Well, okay. McDonald's is really unhealthy. Well, in truth, Wendy's is only marginally less so.
Is Wendy's actually more healthy than McDonald's, at all? This isn't at all clear to me on the face of it. Wouldn't shock me to learn that the average meal sold at Wendy's was less healthy than the average meal sold at McDonald's.
But I can afford to go someplace better. Maybe one of those restaurants like Chili's, which includes "appetizers" that exceed a nutritionist's recommended caloric intake and more sodium than a person ought to receive in a day.
Yeah, restaurant food in general is super unhealthy (and delicious). The thing with McDonald's is that it's cheap and fast. To be honest, I've long thought that there was something of a classist aspect to the McDonald's criticism. That's visible in the lack of criticism of places farther up the expense continuum, but especially salient, I think, in the absence of criticism of "hip" street food, taco shops, etc. Maybe it's just the region I live in, but I can think of a dozen cheap places to eat that are vastly less healthy and closer to me than the nearest McDonald's, just offhand.
To be certain, there is a relationship between consumer expectations and marketplace availability, but there also comes a point when consumer expectations are shaped by marketplace availability.
There is, but McDonald's is not particularly the problem in that area. McDonald's is far, far more responsive to the periodic demands for healthier fast food options. They go through a routine cycle every 5-10 years where people start complaining about obesity and ripping on the biggest visible target - McDonald's - and so, being incredibly averse to negative publicity, they launch a new menu of healthy foods in response. And sure enough, nobody buys them and they disappear after a while. This cycle has been repeating since at least the 1980's (the McLean sandwich), and by now McDonald's is well aware of it and does not expect these products to succeed as such. They fund them simply as a marketting/PR exercise - it gets the media off of their back, and makes people feel better about going to McDonald's (where they proceed to overlook the healthy items and order the burger and fries that they came for).

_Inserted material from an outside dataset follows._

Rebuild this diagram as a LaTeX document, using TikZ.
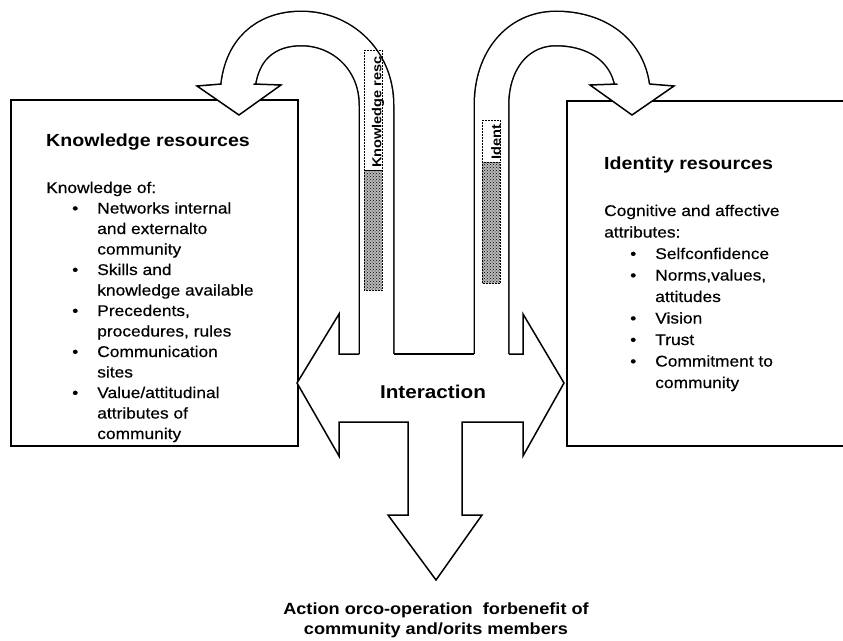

Meanwhile, the other fast food chains have noticed this cyclical trend, and capitalize on it by breaking the opposite way. Every time McDonald's goes into an eat-healthy PR phase, competitors like Jack in the Box, Carl's Junior, etc. respond by advertizing even bigger, unhealthier burgers (as McDonald's did away with the Supersize Meal, Carl's Junior came out with a line of ever-more-ridiculous "6 dollar burgers" - things like a burger with 2 1/3 lb. patties topped with an entire serving of gyros - and hired Paris Hilton to appear in the ads in skimpy clothing). So the result of the crusades against McDonald's, is actually that customers are diverted to McDonald's competitors who provide even less healthy food, and obesity actually gets
worse.
I would suggest that while consumers shape the marketplace, they only do so within certain parameters; that is, they shape the marketplace within the boundaries it sets itself.
True enough, but McDonald's is not the problem when it comes to setting those parameters. If anything, the opposite. McDonald's isn't interested in anything other than making money, and they've tried to push healthier foods many times, so if there were money to be made there we wouldn't be having this conversation.
Which is to say that your analysis makes sense, but not as a criticism of McDonald's - or even, any other restaurant in particular. It's a criticism of the marketplace as a collective. One of the mechanisms that causes McDonald's' repeated attempts to market healthy food to reliably fail, is that their competitors double down on unhealthy food whenever they do so. There is no single player in the fast food marketplace - not even the mightly McDonald's - that is powerful enough to move the parameters on its own. It takes a collective action which, in the context of a free market, means regulation. The recent requirements to clearly post calorie totals being exactly such a step.
At some point, we have to look at the marketplace.
HFCS isn't a marketplace thing. It's a subsidy/tarriff thing. This isn't the free market, but statist intervention. We had a free market in soda pop for a long time without HFCS becoming predominant. It was only after the programs of explicit government subsidy for corn, and tarriff on sugar, that the current situation arose. It's a policy question, not a market issue.